__TO BE DONE__: Without including the pictures, copy out every line below.

──────── INFORMATION SHOWN

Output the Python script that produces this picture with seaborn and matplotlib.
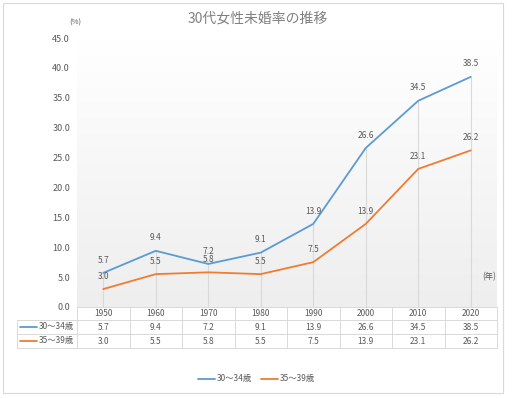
import numpy as np
import pandas as pd
import seaborn as sns
import matplotlib.pyplot as plt
from matplotlib.lines import Line2D
from matplotlib.patches import Rectangle
from matplotlib.colors import LinearSegmentedColormap

sns.set_style("white")
plt.rcParams['font.family'] = ['Noto Sans CJK JP', 'DejaVu Sans']

# データ
years = ['1950', '1960', '1970', '1980', '1990', '2000', '2010', '2020']
age_30_34 = [5.7, 9.4, 7.2, 9.1, 13.9, 26.6, 34.5, 38.5]
age_35_39 = [3.0, 5.5, 5.8, 5.5, 7.5, 13.9, 23.1, 26.2]
series_names = ['30～34歳', '35～39歳']
colors = ['#5b9bd5', '#ed7d31']
title = '30代女性未婚率の推移'

W, H = 512, 398
fig = plt.figure(figsize=(W / 100, H / 100), dpi=100)
fig.patch.set_facecolor('white')

def fx(px):
    return px / W

def fy(py):
    return 1 - py / H

# 外枠
fig.patches.append(Rectangle((fx(3), fy(393)), fx(500), 390 / H, transform=fig.transFigure,
                             fill=False, edgecolor='#d9d9d9', lw=0.8))

x_left, x_right, y_top, y_bot = 77, 497, 38, 307
ax = fig.add_axes([fx(x_left), fy(y_bot), fx(x_right - x_left), (y_bot - y_top) / H])

df = pd.DataFrame({'x': list(range(len(years))) * 2,
                   'val': age_30_34 + age_35_39,
                   'series': [series_names[0]] * len(years) + [series_names[1]] * len(years)})

# 背景グラデーション
grad = np.linspace(0, 1, 100).reshape(-1, 1)
cmap = LinearSegmentedColormap.from_list('g', ['#eeeeee', '#ffffff'])
ax.imshow(grad, extent=(-0.5, 7.5, 0, 45), aspect='auto', cmap=cmap, origin='lower', zorder=0)

# 降下線
for i in range(len(years)):
    top = max(age_30_34[i], age_35_39[i])
    ax.plot([i, i], [0, top], color='#d9d9d9', lw=0.8, zorder=1)

sns.lineplot(data=df, x='x', y='val', hue='series', palette=colors, ax=ax, lw=1.3,
             legend=False, zorder=3)

for vals in (age_30_34, age_35_39):
    for i, v in enumerate(vals):
        ax.text(i, v + 1.4, f'{v:.1f}', ha='center', va='bottom', fontsize=6, color='#595959', zorder=4)

ax.set_xlim(-0.5, 7.5)
ax.set_ylim(0, 45)
ax.set_yticks(np.arange(0, 46, 5))
ax.set_yticklabels([f'{t:.1f}' for t in np.arange(0, 46, 5)], fontsize=6.5, color='#595959')
ax.set_xticks([])
ax.set_xlabel('')
ax.set_ylabel('')
ax.tick_params(axis='y', length=0, pad=5)
for s in ax.spines.values():
    s.set_visible(False)

# タイトルなど
fig.text(fx(258), fy(19), title, ha='center', va='center', fontsize=10, color='#808080')
fig.text(fx(75), fy(23), '(%)', ha='center', va='center', fontsize=5.5, color='#595959')
fig.text(fx(489), fy(277), '(年)', ha='center', va='center', fontsize=6, color='#595959')

# データテーブル
col_w = (x_right - x_left) / len(years)
row_y = [307, 320, 334, 348]
grid_c = '#d9d9d9'

def hline(x0, x1, y):
    fig.add_artist(Line2D([fx(x0), fx(x1)], [fy(y), fy(y)], color=grid_c, lw=0.7))

def vline(x, y0, y1):
    fig.add_artist(Line2D([fx(x), fx(x)], [fy(y0), fy(y1)], color=grid_c, lw=0.7))

hline(x_left, x_right, row_y[0])
for y in row_y[1:]:
    hline(17, x_right, y)
for k in range(len(years) + 1):
    vline(x_left + k * col_w, row_y[0], row_y[3])
vline(17, row_y[1], row_y[3])

for i, yr in enumerate(years):
    cx = x_left + (i + 0.5) * col_w
    fig.text(fx(cx), fy((row_y[0] + row_y[1]) / 2), yr, ha='center', va='center', fontsize=6, color='#595959')
    fig.text(fx(cx), fy((row_y[1] + row_y[2]) / 2), f'{age_30_34[i]:.1f}', ha='center', va='center', fontsize=6, color='#595959')
    fig.text(fx(cx), fy((row_y[2] + row_y[3]) / 2), f'{age_35_39[i]:.1f}', ha='center', va='center', fontsize=6, color='#595959')

for r, (name, c) in enumerate(zip(series_names, colors)):
    yc = (row_y[r + 1] + row_y[r + 2]) / 2
    fig.add_artist(Line2D([fx(20), fx(37)], [fy(yc), fy(yc)], color=c, lw=1.3))
    fig.text(fx(39), fy(yc), name, ha='left', va='center', fontsize=6, color='#595959')

# 凡例
for (lx, name, c) in [(198, series_names[0], colors[0]), (261, series_names[1], colors[1])]:
    fig.add_artist(Line2D([fx(lx), fx(lx + 17)], [fy(379), fy(379)], color=c, lw=1.3))
    fig.text(fx(lx + 19), fy(379), name, ha='left', va='center', fontsize=6, color='#595959')

fig.savefig('out.png', dpi=100)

────────────────

__ANSWER FOR THE TASK__:
Output the Python script that produces this picture with seaborn and matplotlib.
import numpy as np
import pandas as pd
import seaborn as sns
import matplotlib.pyplot as plt
from matplotlib.lines import Line2D
from matplotlib.patches import Rectangle
from matplotlib.colors import LinearSegmentedColormap

sns.set_style("white")
plt.rcParams['font.family'] = ['Noto Sans CJK JP', 'DejaVu Sans']

# データ
years = ['1950', '1960', '1970', '1980', '1990', '2000', '2010', '2020']
age_30_34 = [5.7, 9.4, 7.2, 9.1, 13.9, 26.6, 34.5, 38.5]
age_35_39 = [3.0, 5.5, 5.8, 5.5, 7.5, 13.9, 23.1, 26.2]
series_names = ['30～34歳', '35～39歳']
colors = ['#5b9bd5', '#ed7d31']
title = '30代女性未婚率の推移'

W, H = 512, 398
fig = plt.figure(figsize=(W / 100, H / 100), dpi=100)
fig.patch.set_facecolor('white')

def fx(px):
    return px / W

def fy(py):
    return 1 - py / H

# 外枠
fig.patches.append(Rectangle((fx(3), fy(393)), fx(500), 390 / H, transform=fig.transFigure,
                             fill=False, edgecolor='#d9d9d9', lw=0.8))

x_left, x_right, y_top, y_bot = 77, 497, 38, 307
ax = fig.add_axes([fx(x_left), fy(y_bot), fx(x_right - x_left), (y_bot - y_top) / H])

df = pd.DataFrame({'x': list(range(len(years))) * 2,
                   'val': age_30_34 + age_35_39,
                   'series': [series_names[0]] * len(years) + [series_names[1]] * len(years)})

# 背景グラデーション
grad = np.linspace(0, 1, 100).reshape(-1, 1)
cmap = LinearSegmentedColormap.from_list('g', ['#eeeeee', '#ffffff'])
ax.imshow(grad, extent=(-0.5, 7.5, 0, 45), aspect='auto', cmap=cmap, origin='lower', zorder=0)

# 降下線
for i in range(len(years)):
    top = max(age_30_34[i], age_35_39[i])
    ax.plot([i, i], [0, top], color='#d9d9d9', lw=0.8, zorder=1)

sns.lineplot(data=df, x='x', y='val', hue='series', palette=colors, ax=ax, lw=1.3,
             legend=False, zorder=3)

for vals in (age_30_34, age_35_39):
    for i, v in enumerate(vals):
        ax.text(i, v + 1.4, f'{v:.1f}', ha='center', va='bottom', fontsize=6, color='#595959', zorder=4)

ax.set_xlim(-0.5, 7.5)
ax.set_ylim(0, 45)
ax.set_yticks(np.arange(0, 46, 5))
ax.set_yticklabels([f'{t:.1f}' for t in np.arange(0, 46, 5)], fontsize=6.5, color='#595959')
ax.set_xticks([])
ax.set_xlabel('')
ax.set_ylabel('')
ax.tick_params(axis='y', length=0, pad=5)
for s in ax.spines.values():
    s.set_visible(False)

# タイトルなど
fig.text(fx(258), fy(19), title, ha='center', va='center', fontsize=10, color='#808080')
fig.text(fx(75), fy(23), '(%)', ha='center', va='center', fontsize=5.5, color='#595959')
fig.text(fx(489), fy(277), '(年)', ha='center', va='center', fontsize=6, color='#595959')

# データテーブル
col_w = (x_right - x_left) / len(years)
row_y = [307, 320, 334, 348]
grid_c = '#d9d9d9'

def hline(x0, x1, y):
    fig.add_artist(Line2D([fx(x0), fx(x1)], [fy(y), fy(y)], color=grid_c, lw=0.7))

def vline(x, y0, y1):
    fig.add_artist(Line2D([fx(x), fx(x)], [fy(y0), fy(y1)], color=grid_c, lw=0.7))

hline(x_left, x_right, row_y[0])
for y in row_y[1:]:
    hline(17, x_right, y)
for k in range(len(years) + 1):
    vline(x_left + k * col_w, row_y[0], row_y[3])
vline(17, row_y[1], row_y[3])

for i, yr in enumerate(years):
    cx = x_left + (i + 0.5) * col_w
    fig.text(fx(cx), fy((row_y[0] + row_y[1]) / 2), yr, ha='center', va='center', fontsize=6, color='#595959')
    fig.text(fx(cx), fy((row_y[1] + row_y[2]) / 2), f'{age_30_34[i]:.1f}', ha='center', va='center', fontsize=6, color='#595959')
    fig.text(fx(cx), fy((row_y[2] + row_y[3]) / 2), f'{age_35_39[i]:.1f}', ha='center', va='center', fontsize=6, color='#595959')

for r, (name, c) in enumerate(zip(series_names, colors)):
    yc = (row_y[r + 1] + row_y[r + 2]) / 2
    fig.add_artist(Line2D([fx(20), fx(37)], [fy(yc), fy(yc)], color=c, lw=1.3))
    fig.text(fx(39), fy(yc), name, ha='left', va='center', fontsize=6, color='#595959')

# 凡例
for (lx, name, c) in [(198, series_names[0], colors[0]), (261, series_names[1], colors[1])]:
    fig.add_artist(Line2D([fx(lx), fx(lx + 17)], [fy(379), fy(379)], color=c, lw=1.3))
    fig.text(fx(lx + 19), fy(379), name, ha='left', va='center', fontsize=6, color='#595959')

fig.savefig('out.png', dpi=100)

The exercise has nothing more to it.